54 The Summons in the present proceedings makes claims in respect of operating entities that, except for NAFM, have not previously been expressly named in the Main Proceedings. That strategy, together with the payment of the costs assessed in the MLC Proceeding, may present as a rather ingenious way to have litigated the very issues that were the subject of the Main Proceedings, without having to pay any further costs of the Main Proceedings. I am satisfied that this plaintiff was, by its pleadings in the Main Proceedings and, by its Senior Counsel’s opening in the Main Proceedings, concerned to ensure, and did ensure, that the Main Proceedings would be determinative of the very issues raised for determination in these proceedings.

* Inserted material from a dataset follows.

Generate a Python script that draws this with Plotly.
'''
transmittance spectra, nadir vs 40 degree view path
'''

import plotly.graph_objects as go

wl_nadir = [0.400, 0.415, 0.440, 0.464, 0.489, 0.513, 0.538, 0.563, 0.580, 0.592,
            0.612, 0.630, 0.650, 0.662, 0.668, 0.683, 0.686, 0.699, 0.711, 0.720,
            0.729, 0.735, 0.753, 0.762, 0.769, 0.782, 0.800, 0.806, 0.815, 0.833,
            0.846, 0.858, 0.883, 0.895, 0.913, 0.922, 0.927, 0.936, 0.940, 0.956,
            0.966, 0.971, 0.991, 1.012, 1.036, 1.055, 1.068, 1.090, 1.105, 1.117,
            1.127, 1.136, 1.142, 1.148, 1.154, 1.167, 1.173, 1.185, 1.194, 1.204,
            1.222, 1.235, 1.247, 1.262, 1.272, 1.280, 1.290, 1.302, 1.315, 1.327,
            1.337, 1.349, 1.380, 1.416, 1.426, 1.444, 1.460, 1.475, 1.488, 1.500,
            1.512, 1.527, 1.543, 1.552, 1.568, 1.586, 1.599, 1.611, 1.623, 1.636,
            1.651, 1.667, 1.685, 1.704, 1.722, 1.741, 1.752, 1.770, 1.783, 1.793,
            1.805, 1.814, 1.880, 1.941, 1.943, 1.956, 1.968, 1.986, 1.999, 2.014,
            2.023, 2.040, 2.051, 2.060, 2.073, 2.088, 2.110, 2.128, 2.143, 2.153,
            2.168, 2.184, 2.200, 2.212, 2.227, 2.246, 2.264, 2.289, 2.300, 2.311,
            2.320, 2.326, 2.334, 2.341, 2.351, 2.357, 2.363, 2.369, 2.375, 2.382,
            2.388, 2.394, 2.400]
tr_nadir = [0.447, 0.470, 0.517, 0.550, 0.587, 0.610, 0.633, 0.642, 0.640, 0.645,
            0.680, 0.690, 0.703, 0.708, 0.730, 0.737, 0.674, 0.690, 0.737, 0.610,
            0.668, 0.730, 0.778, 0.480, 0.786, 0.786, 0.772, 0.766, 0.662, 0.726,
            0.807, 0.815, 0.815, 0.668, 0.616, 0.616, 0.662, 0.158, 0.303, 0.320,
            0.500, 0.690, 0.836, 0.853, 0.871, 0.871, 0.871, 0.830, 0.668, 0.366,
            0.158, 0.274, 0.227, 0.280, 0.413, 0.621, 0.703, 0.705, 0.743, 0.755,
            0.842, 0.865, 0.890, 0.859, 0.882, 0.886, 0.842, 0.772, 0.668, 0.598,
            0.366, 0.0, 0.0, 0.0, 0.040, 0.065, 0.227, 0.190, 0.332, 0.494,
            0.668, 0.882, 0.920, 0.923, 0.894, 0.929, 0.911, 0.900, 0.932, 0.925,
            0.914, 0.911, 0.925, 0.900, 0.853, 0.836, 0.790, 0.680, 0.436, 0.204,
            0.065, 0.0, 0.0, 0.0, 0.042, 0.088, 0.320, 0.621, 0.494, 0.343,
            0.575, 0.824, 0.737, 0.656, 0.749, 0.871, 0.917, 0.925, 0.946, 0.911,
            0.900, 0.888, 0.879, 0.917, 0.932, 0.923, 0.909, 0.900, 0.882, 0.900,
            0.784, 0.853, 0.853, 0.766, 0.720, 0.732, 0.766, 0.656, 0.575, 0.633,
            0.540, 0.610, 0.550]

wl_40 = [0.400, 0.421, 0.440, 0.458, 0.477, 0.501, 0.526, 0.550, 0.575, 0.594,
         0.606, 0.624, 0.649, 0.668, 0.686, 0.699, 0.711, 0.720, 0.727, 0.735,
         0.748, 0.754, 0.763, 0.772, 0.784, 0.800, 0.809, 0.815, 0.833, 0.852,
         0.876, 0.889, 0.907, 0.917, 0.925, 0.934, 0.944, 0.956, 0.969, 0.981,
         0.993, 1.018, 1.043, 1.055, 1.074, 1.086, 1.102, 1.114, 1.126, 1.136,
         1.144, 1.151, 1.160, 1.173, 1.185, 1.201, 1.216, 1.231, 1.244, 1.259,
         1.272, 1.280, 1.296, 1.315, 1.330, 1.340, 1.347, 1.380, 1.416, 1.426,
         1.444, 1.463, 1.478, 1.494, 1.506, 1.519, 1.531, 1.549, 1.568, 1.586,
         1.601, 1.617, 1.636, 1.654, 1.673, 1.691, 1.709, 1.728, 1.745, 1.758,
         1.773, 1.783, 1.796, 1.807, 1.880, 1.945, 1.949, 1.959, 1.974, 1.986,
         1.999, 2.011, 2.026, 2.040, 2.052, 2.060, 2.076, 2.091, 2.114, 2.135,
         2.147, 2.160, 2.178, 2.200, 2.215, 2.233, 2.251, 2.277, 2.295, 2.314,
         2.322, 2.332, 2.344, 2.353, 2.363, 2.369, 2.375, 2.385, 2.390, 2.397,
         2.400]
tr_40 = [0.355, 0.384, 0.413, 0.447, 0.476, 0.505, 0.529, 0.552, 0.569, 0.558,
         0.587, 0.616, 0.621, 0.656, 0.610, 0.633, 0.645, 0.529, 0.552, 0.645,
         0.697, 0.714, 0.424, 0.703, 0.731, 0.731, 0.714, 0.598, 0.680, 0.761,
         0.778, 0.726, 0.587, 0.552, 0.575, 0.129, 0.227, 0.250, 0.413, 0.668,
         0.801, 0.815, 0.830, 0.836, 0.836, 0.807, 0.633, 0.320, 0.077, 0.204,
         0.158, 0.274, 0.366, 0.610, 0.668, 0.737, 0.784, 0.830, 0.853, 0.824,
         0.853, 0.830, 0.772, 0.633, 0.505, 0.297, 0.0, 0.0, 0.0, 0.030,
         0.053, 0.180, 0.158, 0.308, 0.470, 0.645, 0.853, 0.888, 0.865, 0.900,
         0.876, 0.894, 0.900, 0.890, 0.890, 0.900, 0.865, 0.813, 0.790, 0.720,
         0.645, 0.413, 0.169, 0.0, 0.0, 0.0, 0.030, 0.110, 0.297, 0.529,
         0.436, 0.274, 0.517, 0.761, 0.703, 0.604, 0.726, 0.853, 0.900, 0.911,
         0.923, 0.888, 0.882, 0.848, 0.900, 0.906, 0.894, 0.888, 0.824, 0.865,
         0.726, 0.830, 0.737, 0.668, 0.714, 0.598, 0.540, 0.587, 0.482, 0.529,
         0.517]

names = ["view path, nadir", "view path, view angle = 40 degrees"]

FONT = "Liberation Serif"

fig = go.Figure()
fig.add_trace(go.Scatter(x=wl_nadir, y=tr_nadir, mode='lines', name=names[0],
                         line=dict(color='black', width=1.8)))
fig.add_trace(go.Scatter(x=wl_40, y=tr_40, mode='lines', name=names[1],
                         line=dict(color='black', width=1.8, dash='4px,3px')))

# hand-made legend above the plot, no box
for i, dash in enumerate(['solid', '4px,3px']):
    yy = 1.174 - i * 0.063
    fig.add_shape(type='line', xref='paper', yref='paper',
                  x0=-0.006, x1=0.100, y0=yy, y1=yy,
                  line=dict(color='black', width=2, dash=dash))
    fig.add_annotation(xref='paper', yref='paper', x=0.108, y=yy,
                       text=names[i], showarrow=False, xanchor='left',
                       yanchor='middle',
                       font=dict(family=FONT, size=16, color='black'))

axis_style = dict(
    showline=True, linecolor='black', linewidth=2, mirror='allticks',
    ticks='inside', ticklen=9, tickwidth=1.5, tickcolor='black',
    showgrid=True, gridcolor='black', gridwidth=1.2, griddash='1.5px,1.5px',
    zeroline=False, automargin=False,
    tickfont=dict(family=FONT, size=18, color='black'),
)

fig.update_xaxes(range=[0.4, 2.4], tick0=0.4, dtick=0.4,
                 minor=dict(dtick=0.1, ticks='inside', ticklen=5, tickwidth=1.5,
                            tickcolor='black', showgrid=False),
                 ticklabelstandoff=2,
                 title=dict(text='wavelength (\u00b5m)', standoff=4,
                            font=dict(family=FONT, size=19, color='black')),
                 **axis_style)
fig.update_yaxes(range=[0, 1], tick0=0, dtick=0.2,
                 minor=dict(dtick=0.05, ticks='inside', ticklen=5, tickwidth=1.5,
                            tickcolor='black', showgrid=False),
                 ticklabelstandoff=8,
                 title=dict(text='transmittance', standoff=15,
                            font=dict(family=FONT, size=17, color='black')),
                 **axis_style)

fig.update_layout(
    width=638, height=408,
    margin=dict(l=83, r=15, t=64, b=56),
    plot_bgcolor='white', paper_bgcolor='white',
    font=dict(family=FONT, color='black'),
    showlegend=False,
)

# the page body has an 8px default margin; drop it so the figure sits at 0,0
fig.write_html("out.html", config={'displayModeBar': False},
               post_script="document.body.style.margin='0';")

55 I am satisfied that the cause of action for the payment of Performance Bonuses in respect of the operating entities referred to in the present proceedings concerns a cause of action and part of the relief claimed in the Main Proceedings. I am satisfied that the present proceedings are an inappropriate device and offend against Order 3 made by Einstein J on 29 January 2002: that the plaintiff is barred from bringing fresh proceedings “concerning any cause of action” or “the whole or any part of any claim for relief” in the Main Proceedings, until costs of those proceedings have been paid in full. The present proceedings are an abuse of the process of the Court.


      Orders

56 I am satisfied that the appropriate order in this case is that the Summons be dismissed. I order that the Summons filed on 1 April be dismissed. The plaintiff is to pay the costs of the proceedings up to an including today.